The financial period close workspace is designed to manage tasks across teams, yet its effectiveness relies entirely on the underlying data structure. How do you align departmental workflows with account structures to ensure a faster close, and what metrics should leadership monitor to verify that the reporting remains objective rather than interpretative?

Aligning workflows starts with ensuring that every department understands that their data entry is the first step of the reporting process, not an administrative afterthought. We configure the Financial Period Close workspace to track specific tasks across entities, but this only works if the account structures prevent invalid posting combinations before they happen. Leadership should monitor metrics such as the frequency of manual adjustments and the time spent on “spreadsheet-side” reconciliations to gauge the health of their data. If a significant portion of the month-end is spent “fixing” numbers rather than analyzing them, it is a clear sign that the reporting has become interpretative and that the underlying dimensional governance needs to be reinforced.

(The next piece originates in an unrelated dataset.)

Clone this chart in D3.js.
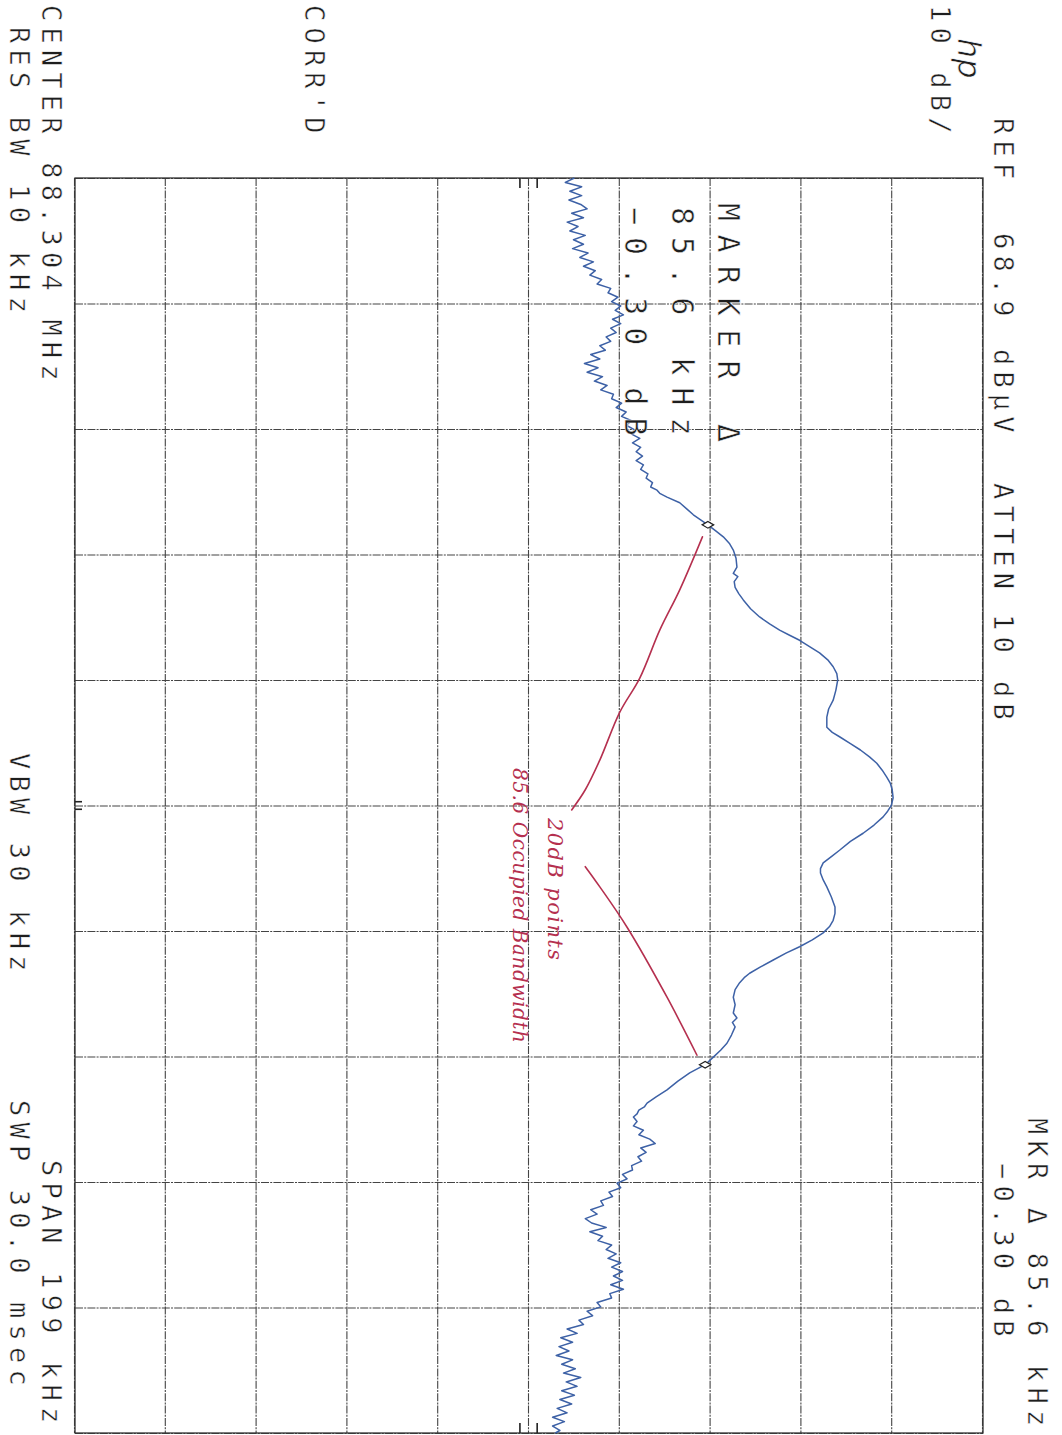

What is your forecast for financial reporting in D365 Finance?

I foresee a future where the role of the financial professional shifts entirely from data validation to strategic advisory, powered by near-current visibility. With the recent performance enhancements in D365, trial balance updates now run through background automation every five minutes, meaning the traditional “month-end” will eventually evolve into a continuous close. As AI and machine learning become more integrated, the system will not only report on what happened but will use the structured dimensional data to predict future trends with startling accuracy. Organizations that have disciplined their data structures today will be the ones that can leverage these predictive insights tomorrow, gaining a massive competitive edge through faster, more credible decision-making.